→ Goal
Print the listing as it stands, omitting all images.

→ Available data
┏━━

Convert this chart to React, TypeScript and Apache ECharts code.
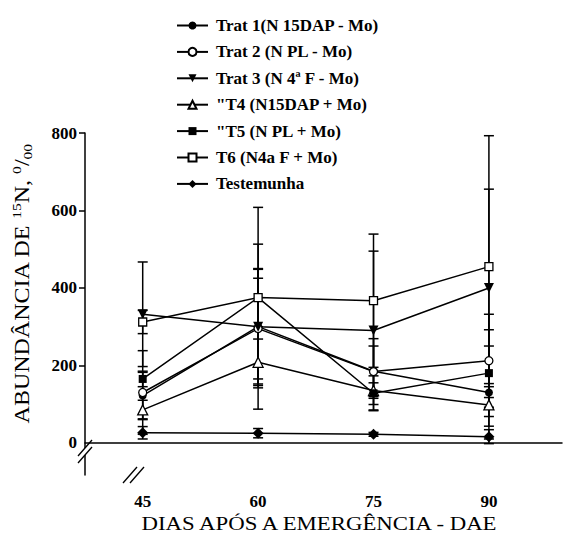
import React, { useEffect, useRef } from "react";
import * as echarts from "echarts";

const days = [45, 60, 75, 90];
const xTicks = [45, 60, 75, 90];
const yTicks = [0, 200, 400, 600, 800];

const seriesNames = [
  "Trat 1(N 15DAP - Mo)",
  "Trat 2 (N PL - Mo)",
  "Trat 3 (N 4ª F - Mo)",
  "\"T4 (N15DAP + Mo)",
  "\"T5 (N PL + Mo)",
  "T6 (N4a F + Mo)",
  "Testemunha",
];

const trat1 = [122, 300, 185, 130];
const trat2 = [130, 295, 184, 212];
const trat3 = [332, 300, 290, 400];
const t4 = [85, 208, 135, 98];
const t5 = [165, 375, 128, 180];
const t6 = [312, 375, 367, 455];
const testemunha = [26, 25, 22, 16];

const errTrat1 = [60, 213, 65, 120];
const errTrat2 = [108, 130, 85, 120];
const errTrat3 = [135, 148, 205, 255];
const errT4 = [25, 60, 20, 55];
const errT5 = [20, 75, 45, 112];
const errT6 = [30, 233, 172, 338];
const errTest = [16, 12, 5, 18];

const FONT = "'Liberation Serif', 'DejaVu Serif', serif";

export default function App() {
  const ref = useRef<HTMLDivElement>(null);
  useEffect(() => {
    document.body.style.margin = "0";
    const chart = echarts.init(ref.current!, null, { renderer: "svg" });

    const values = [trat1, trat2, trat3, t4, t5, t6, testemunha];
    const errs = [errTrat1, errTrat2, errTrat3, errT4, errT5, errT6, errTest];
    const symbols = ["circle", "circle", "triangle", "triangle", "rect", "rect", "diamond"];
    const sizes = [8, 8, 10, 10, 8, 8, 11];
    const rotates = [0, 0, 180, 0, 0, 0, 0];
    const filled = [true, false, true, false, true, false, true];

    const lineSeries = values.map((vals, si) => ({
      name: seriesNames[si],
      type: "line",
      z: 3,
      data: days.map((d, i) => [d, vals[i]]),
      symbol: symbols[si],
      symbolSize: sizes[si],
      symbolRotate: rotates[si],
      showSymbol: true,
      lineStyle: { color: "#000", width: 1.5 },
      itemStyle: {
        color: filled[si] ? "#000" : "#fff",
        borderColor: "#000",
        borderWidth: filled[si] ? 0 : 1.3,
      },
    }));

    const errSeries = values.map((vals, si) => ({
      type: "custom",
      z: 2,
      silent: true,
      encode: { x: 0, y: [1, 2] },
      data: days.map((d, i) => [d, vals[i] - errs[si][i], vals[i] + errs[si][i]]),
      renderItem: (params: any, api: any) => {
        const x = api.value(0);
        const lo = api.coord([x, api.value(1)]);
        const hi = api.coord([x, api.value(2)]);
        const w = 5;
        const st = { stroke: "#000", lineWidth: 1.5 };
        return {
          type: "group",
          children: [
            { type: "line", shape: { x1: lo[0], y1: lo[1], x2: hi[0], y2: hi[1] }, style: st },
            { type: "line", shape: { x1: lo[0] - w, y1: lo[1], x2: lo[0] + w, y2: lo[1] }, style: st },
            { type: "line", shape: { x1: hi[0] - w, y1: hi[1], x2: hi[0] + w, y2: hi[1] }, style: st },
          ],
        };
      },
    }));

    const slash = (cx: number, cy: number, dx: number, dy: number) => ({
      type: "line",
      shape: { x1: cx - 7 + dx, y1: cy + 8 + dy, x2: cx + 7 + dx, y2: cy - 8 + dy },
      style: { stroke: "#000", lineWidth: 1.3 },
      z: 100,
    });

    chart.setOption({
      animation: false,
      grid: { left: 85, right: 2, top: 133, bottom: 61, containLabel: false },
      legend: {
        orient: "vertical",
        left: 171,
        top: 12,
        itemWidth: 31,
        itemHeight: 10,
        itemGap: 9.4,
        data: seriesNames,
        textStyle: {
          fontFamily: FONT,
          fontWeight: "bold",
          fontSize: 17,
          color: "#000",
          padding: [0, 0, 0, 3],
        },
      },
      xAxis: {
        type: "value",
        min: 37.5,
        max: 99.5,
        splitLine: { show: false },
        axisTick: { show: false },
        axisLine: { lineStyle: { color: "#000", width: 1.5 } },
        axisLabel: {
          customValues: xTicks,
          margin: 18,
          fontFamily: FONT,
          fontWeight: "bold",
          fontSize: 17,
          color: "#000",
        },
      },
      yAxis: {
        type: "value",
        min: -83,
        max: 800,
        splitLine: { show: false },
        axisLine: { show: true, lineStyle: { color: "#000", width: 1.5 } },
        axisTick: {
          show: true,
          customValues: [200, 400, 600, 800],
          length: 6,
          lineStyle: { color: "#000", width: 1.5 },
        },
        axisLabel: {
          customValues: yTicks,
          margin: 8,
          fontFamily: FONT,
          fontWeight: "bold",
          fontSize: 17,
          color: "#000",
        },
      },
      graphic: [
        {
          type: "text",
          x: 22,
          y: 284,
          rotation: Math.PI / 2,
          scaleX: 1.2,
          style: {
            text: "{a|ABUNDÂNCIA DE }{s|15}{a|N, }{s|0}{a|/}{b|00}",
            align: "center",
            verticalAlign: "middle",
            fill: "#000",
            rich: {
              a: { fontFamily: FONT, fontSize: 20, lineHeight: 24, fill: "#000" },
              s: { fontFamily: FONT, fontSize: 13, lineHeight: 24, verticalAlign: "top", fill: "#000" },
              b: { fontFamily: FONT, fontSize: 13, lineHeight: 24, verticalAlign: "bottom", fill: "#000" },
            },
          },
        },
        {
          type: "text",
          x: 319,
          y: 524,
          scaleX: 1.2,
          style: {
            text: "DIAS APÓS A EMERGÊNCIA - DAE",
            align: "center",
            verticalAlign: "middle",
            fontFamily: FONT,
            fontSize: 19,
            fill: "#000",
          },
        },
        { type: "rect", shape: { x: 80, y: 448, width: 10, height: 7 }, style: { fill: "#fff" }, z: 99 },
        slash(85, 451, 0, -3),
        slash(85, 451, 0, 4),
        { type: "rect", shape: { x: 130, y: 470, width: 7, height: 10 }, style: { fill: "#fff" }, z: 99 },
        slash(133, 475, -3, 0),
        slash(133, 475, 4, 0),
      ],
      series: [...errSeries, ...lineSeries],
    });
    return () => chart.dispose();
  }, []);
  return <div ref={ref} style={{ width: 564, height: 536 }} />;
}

┗━━

→ Solution to this problem
Convert this chart to React, TypeScript and Apache ECharts code.
import React, { useEffect, useRef } from "react";
import * as echarts from "echarts";

const days = [45, 60, 75, 90];
const xTicks = [45, 60, 75, 90];
const yTicks = [0, 200, 400, 600, 800];

const seriesNames = [
  "Trat 1(N 15DAP - Mo)",
  "Trat 2 (N PL - Mo)",
  "Trat 3 (N 4ª F - Mo)",
  "\"T4 (N15DAP + Mo)",
  "\"T5 (N PL + Mo)",
  "T6 (N4a F + Mo)",
  "Testemunha",
];

const trat1 = [122, 300, 185, 130];
const trat2 = [130, 295, 184, 212];
const trat3 = [332, 300, 290, 400];
const t4 = [85, 208, 135, 98];
const t5 = [165, 375, 128, 180];
const t6 = [312, 375, 367, 455];
const testemunha = [26, 25, 22, 16];

const errTrat1 = [60, 213, 65, 120];
const errTrat2 = [108, 130, 85, 120];
const errTrat3 = [135, 148, 205, 255];
const errT4 = [25, 60, 20, 55];
const errT5 = [20, 75, 45, 112];
const errT6 = [30, 233, 172, 338];
const errTest = [16, 12, 5, 18];

const FONT = "'Liberation Serif', 'DejaVu Serif', serif";

export default function App() {
  const ref = useRef<HTMLDivElement>(null);
  useEffect(() => {
    document.body.style.margin = "0";
    const chart = echarts.init(ref.current!, null, { renderer: "svg" });

    const values = [trat1, trat2, trat3, t4, t5, t6, testemunha];
    const errs = [errTrat1, errTrat2, errTrat3, errT4, errT5, errT6, errTest];
    const symbols = ["circle", "circle", "triangle", "triangle", "rect", "rect", "diamond"];
    const sizes = [8, 8, 10, 10, 8, 8, 11];
    const rotates = [0, 0, 180, 0, 0, 0, 0];
    const filled = [true, false, true, false, true, false, true];

    const lineSeries = values.map((vals, si) => ({
      name: seriesNames[si],
      type: "line",
      z: 3,
      data: days.map((d, i) => [d, vals[i]]),
      symbol: symbols[si],
      symbolSize: sizes[si],
      symbolRotate: rotates[si],
      showSymbol: true,
      lineStyle: { color: "#000", width: 1.5 },
      itemStyle: {
        color: filled[si] ? "#000" : "#fff",
        borderColor: "#000",
        borderWidth: filled[si] ? 0 : 1.3,
      },
    }));

    const errSeries = values.map((vals, si) => ({
      type: "custom",
      z: 2,
      silent: true,
      encode: { x: 0, y: [1, 2] },
      data: days.map((d, i) => [d, vals[i] - errs[si][i], vals[i] + errs[si][i]]),
      renderItem: (params: any, api: any) => {
        const x = api.value(0);
        const lo = api.coord([x, api.value(1)]);
        const hi = api.coord([x, api.value(2)]);
        const w = 5;
        const st = { stroke: "#000", lineWidth: 1.5 };
        return {
          type: "group",
          children: [
            { type: "line", shape: { x1: lo[0], y1: lo[1], x2: hi[0], y2: hi[1] }, style: st },
            { type: "line", shape: { x1: lo[0] - w, y1: lo[1], x2: lo[0] + w, y2: lo[1] }, style: st },
            { type: "line", shape: { x1: hi[0] - w, y1: hi[1], x2: hi[0] + w, y2: hi[1] }, style: st },
          ],
        };
      },
    }));

    const slash = (cx: number, cy: number, dx: number, dy: number) => ({
      type: "line",
      shape: { x1: cx - 7 + dx, y1: cy + 8 + dy, x2: cx + 7 + dx, y2: cy - 8 + dy },
      style: { stroke: "#000", lineWidth: 1.3 },
      z: 100,
    });

    chart.setOption({
      animation: false,
      grid: { left: 85, right: 2, top: 133, bottom: 61, containLabel: false },
      legend: {
        orient: "vertical",
        left: 171,
        top: 12,
        itemWidth: 31,
        itemHeight: 10,
        itemGap: 9.4,
        data: seriesNames,
        textStyle: {
          fontFamily: FONT,
          fontWeight: "bold",
          fontSize: 17,
          color: "#000",
          padding: [0, 0, 0, 3],
        },
      },
      xAxis: {
        type: "value",
        min: 37.5,
        max: 99.5,
        splitLine: { show: false },
        axisTick: { show: false },
        axisLine: { lineStyle: { color: "#000", width: 1.5 } },
        axisLabel: {
          customValues: xTicks,
          margin: 18,
          fontFamily: FONT,
          fontWeight: "bold",
          fontSize: 17,
          color: "#000",
        },
      },
      yAxis: {
        type: "value",
        min: -83,
        max: 800,
        splitLine: { show: false },
        axisLine: { show: true, lineStyle: { color: "#000", width: 1.5 } },
        axisTick: {
          show: true,
          customValues: [200, 400, 600, 800],
          length: 6,
          lineStyle: { color: "#000", width: 1.5 },
        },
        axisLabel: {
          customValues: yTicks,
          margin: 8,
          fontFamily: FONT,
          fontWeight: "bold",
          fontSize: 17,
          color: "#000",
        },
      },
      graphic: [
        {
          type: "text",
          x: 22,
          y: 284,
          rotation: Math.PI / 2,
          scaleX: 1.2,
          style: {
            text: "{a|ABUNDÂNCIA DE }{s|15}{a|N, }{s|0}{a|/}{b|00}",
            align: "center",
            verticalAlign: "middle",
            fill: "#000",
            rich: {
              a: { fontFamily: FONT, fontSize: 20, lineHeight: 24, fill: "#000" },
              s: { fontFamily: FONT, fontSize: 13, lineHeight: 24, verticalAlign: "top", fill: "#000" },
              b: { fontFamily: FONT, fontSize: 13, lineHeight: 24, verticalAlign: "bottom", fill: "#000" },
            },
          },
        },
        {
          type: "text",
          x: 319,
          y: 524,
          scaleX: 1.2,
          style: {
            text: "DIAS APÓS A EMERGÊNCIA - DAE",
            align: "center",
            verticalAlign: "middle",
            fontFamily: FONT,
            fontSize: 19,
            fill: "#000",
          },
        },
        { type: "rect", shape: { x: 80, y: 448, width: 10, height: 7 }, style: { fill: "#fff" }, z: 99 },
        slash(85, 451, 0, -3),
        slash(85, 451, 0, 4),
        { type: "rect", shape: { x: 130, y: 470, width: 7, height: 10 }, style: { fill: "#fff" }, z: 99 },
        slash(133, 475, -3, 0),
        slash(133, 475, 4, 0),
      ],
      series: [...errSeries, ...lineSeries],
    });
    return () => chart.dispose();
  }, []);
  return <div ref={ref} style={{ width: 564, height: 536 }} />;
}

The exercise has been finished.